● DESCRIPTION OF THE TASK: Quote, verbatim, all material below, without pictures.

● EXERCISE INPUT:
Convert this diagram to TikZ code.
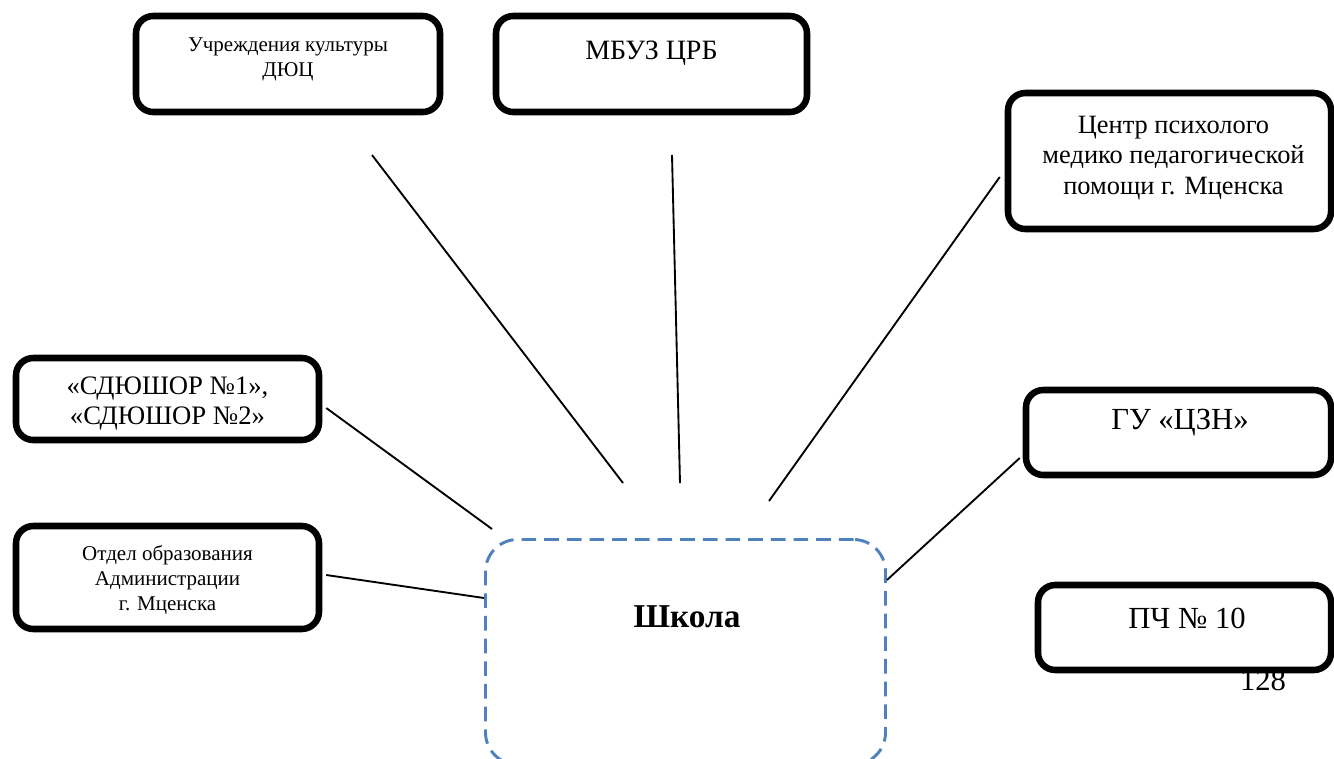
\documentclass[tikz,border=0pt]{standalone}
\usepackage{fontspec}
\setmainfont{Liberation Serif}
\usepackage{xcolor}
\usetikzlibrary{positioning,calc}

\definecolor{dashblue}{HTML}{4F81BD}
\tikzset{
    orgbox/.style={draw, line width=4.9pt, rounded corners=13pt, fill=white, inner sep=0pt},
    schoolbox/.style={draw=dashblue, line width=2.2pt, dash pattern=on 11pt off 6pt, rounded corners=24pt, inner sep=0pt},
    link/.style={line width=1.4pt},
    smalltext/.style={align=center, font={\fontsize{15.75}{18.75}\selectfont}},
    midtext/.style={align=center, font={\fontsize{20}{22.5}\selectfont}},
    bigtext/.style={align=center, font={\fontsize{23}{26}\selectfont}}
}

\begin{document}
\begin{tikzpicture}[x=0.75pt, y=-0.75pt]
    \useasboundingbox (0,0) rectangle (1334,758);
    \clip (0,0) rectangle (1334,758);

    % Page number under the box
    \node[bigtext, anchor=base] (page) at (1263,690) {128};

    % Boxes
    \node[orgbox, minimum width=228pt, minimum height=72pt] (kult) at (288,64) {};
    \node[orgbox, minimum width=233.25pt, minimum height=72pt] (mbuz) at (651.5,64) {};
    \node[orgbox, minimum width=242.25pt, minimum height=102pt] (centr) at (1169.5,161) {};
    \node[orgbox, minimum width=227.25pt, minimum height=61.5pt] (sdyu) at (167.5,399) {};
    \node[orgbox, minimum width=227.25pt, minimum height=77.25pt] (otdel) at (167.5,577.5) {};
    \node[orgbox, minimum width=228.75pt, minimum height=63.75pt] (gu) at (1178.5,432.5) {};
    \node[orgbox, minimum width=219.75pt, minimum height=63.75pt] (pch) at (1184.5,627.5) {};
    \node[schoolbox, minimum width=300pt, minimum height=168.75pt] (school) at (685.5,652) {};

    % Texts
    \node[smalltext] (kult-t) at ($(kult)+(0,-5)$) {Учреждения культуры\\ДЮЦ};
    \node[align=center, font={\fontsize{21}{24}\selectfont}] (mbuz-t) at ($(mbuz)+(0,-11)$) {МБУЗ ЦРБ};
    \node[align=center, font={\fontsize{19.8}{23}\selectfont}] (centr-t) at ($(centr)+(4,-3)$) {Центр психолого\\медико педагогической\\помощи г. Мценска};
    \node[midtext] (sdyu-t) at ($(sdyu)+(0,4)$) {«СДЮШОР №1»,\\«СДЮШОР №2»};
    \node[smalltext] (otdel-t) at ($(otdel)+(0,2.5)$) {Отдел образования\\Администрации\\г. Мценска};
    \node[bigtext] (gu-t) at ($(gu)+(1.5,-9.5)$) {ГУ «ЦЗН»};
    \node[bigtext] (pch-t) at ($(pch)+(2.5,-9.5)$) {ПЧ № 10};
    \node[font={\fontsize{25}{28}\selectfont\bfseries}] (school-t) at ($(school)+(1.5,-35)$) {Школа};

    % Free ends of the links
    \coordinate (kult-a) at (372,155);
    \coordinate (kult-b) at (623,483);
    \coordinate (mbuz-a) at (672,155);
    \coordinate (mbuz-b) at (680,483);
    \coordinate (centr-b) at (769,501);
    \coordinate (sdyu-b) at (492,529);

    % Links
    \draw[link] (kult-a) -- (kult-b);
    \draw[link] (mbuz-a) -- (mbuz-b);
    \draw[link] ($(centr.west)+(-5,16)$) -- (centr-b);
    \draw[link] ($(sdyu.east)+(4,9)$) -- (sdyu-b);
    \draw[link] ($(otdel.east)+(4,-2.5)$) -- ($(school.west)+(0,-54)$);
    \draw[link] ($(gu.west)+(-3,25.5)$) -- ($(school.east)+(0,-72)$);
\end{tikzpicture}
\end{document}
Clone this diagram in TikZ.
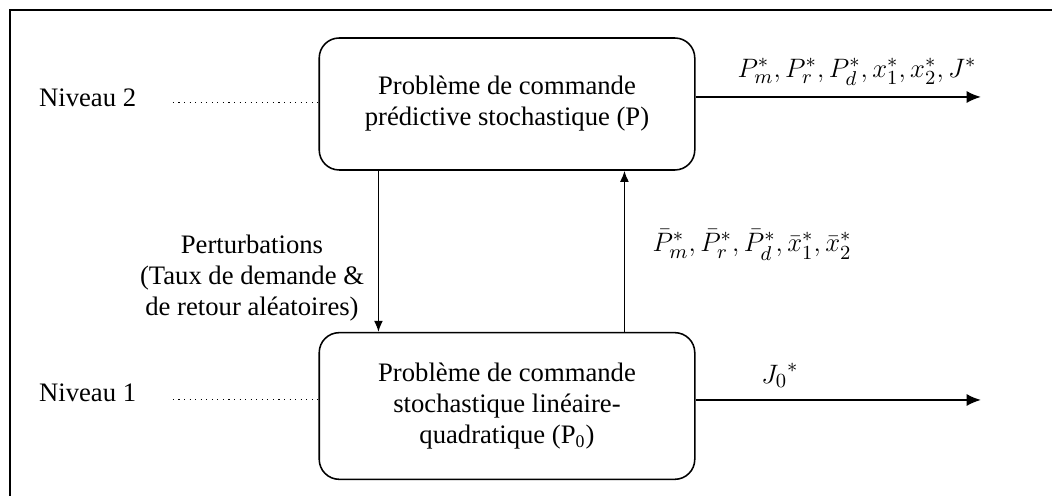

● COMPLETE OUTPUT:
Convert this diagram to TikZ code.
\documentclass[tikz,border=0pt]{standalone}
\usepackage{fontspec}
\setmainfont{Liberation Serif}
\usepackage{xcolor}
\usetikzlibrary{positioning,calc}

\definecolor{dashblue}{HTML}{4F81BD}
\tikzset{
    orgbox/.style={draw, line width=4.9pt, rounded corners=13pt, fill=white, inner sep=0pt},
    schoolbox/.style={draw=dashblue, line width=2.2pt, dash pattern=on 11pt off 6pt, rounded corners=24pt, inner sep=0pt},
    link/.style={line width=1.4pt},
    smalltext/.style={align=center, font={\fontsize{15.75}{18.75}\selectfont}},
    midtext/.style={align=center, font={\fontsize{20}{22.5}\selectfont}},
    bigtext/.style={align=center, font={\fontsize{23}{26}\selectfont}}
}

\begin{document}
\begin{tikzpicture}[x=0.75pt, y=-0.75pt]
    \useasboundingbox (0,0) rectangle (1334,758);
    \clip (0,0) rectangle (1334,758);

    % Page number under the box
    \node[bigtext, anchor=base] (page) at (1263,690) {128};

    % Boxes
    \node[orgbox, minimum width=228pt, minimum height=72pt] (kult) at (288,64) {};
    \node[orgbox, minimum width=233.25pt, minimum height=72pt] (mbuz) at (651.5,64) {};
    \node[orgbox, minimum width=242.25pt, minimum height=102pt] (centr) at (1169.5,161) {};
    \node[orgbox, minimum width=227.25pt, minimum height=61.5pt] (sdyu) at (167.5,399) {};
    \node[orgbox, minimum width=227.25pt, minimum height=77.25pt] (otdel) at (167.5,577.5) {};
    \node[orgbox, minimum width=228.75pt, minimum height=63.75pt] (gu) at (1178.5,432.5) {};
    \node[orgbox, minimum width=219.75pt, minimum height=63.75pt] (pch) at (1184.5,627.5) {};
    \node[schoolbox, minimum width=300pt, minimum height=168.75pt] (school) at (685.5,652) {};

    % Texts
    \node[smalltext] (kult-t) at ($(kult)+(0,-5)$) {Учреждения культуры\\ДЮЦ};
    \node[align=center, font={\fontsize{21}{24}\selectfont}] (mbuz-t) at ($(mbuz)+(0,-11)$) {МБУЗ ЦРБ};
    \node[align=center, font={\fontsize{19.8}{23}\selectfont}] (centr-t) at ($(centr)+(4,-3)$) {Центр психолого\\медико педагогической\\помощи г. Мценска};
    \node[midtext] (sdyu-t) at ($(sdyu)+(0,4)$) {«СДЮШОР №1»,\\«СДЮШОР №2»};
    \node[smalltext] (otdel-t) at ($(otdel)+(0,2.5)$) {Отдел образования\\Администрации\\г. Мценска};
    \node[bigtext] (gu-t) at ($(gu)+(1.5,-9.5)$) {ГУ «ЦЗН»};
    \node[bigtext] (pch-t) at ($(pch)+(2.5,-9.5)$) {ПЧ № 10};
    \node[font={\fontsize{25}{28}\selectfont\bfseries}] (school-t) at ($(school)+(1.5,-35)$) {Школа};

    % Free ends of the links
    \coordinate (kult-a) at (372,155);
    \coordinate (kult-b) at (623,483);
    \coordinate (mbuz-a) at (672,155);
    \coordinate (mbuz-b) at (680,483);
    \coordinate (centr-b) at (769,501);
    \coordinate (sdyu-b) at (492,529);

    % Links
    \draw[link] (kult-a) -- (kult-b);
    \draw[link] (mbuz-a) -- (mbuz-b);
    \draw[link] ($(centr.west)+(-5,16)$) -- (centr-b);
    \draw[link] ($(sdyu.east)+(4,9)$) -- (sdyu-b);
    \draw[link] ($(otdel.east)+(4,-2.5)$) -- ($(school.west)+(0,-54)$);
    \draw[link] ($(gu.west)+(-3,25.5)$) -- ($(school.east)+(0,-72)$);
\end{tikzpicture}
\end{document}
Clone this diagram in TikZ.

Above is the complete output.